Bangla Despite their preference for English, parents in lakhs had been  sending their children to the schools that did not teach English at the primary level. English was no burden to those children. Why did they then perform so badly in Bangla and Mathematics? The question should take us to the central issue: the condition of primary schools and the kind of teaching-learning activity that takes place there. Unfortunately enough the 20-year-long language debate has hardly touched on this issue. In recent years several studies have exposed the deplorable condition of primary schools all over the country and West Bengal is no exception. The ISI-SCERT survey (1995) found that most primary schools in West Bengal could not provide blackboards for all the classes and 34% of the schools had only one room for the four classes. What kind of teaching can such schools offer? As it is too well known, the common practice is that if the teachers at all teaches, s/he reads someting from the textbook and pupils are asked to cram the information given in the book. In such a situation, ‘a lot is taught (on paper) but little is learnt or understood’, as the Yashpal Committee Report (‘Learning Without Burden,’ 1993) observed.

 

And now the question of the  alleged decay  of Bangla.
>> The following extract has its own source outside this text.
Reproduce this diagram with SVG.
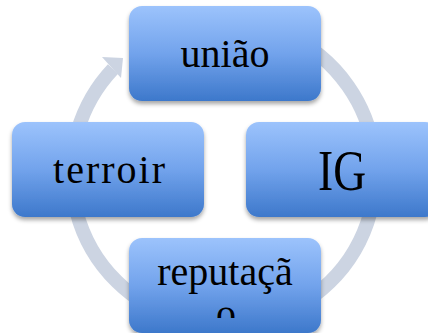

It is common knowledge that the dynamism of a language derives from its creative use in communicative interaction. But as in everyday communication, so in intellectual discoourse, language in West Bengal has become a sort of Banglish which is neither Bangla, nor English in terms of correct usuage. Even in the case of written Bangla, the language of the official  monographs, textbooks, teachers' manuals etc is often substandard. We have not yet been able to achieve uniformity in spelling rules and the result in that children are exposed to different spellings of the same words in diffferent books. Even the govt publications do not always follow a uniform rule.

 

Recently, I came across a guidebook for the teachers of the ‘joyful learning’ programme. The specimens, of ‘joyful’ rhymes given in the book are an assault on the Bengali language, to say the least. Another guidebook written by the Director, SCERT has every page fraught with spelling errors. And about the author’s understanding of pedagogy, the less said the better. A child's inability to attain a certain level of proficiency has been compared with a case of snakebite. Prompt action can only savea person bitten by a (poisonous) snake. Similarly, immediate and regular assessments can enable a child to achieve the  desired level of learning, observes the author, the Director of a research institute. Consider, there are the people who pass for educationists in West Bengal. Do these examples speak for our concern for education and regard for the mothertongue? Can an official instruction in favour of Bangla change this situation?

 

Finally, the West Bengal Govt's recent decision to introduce Bangla in official communication is nothing new. The State Govt made the same resolution as early as May,1961, on the eve of Rabindranath's birth centenary. What prevented the former and the present governments from putting it into practice in the last forty years?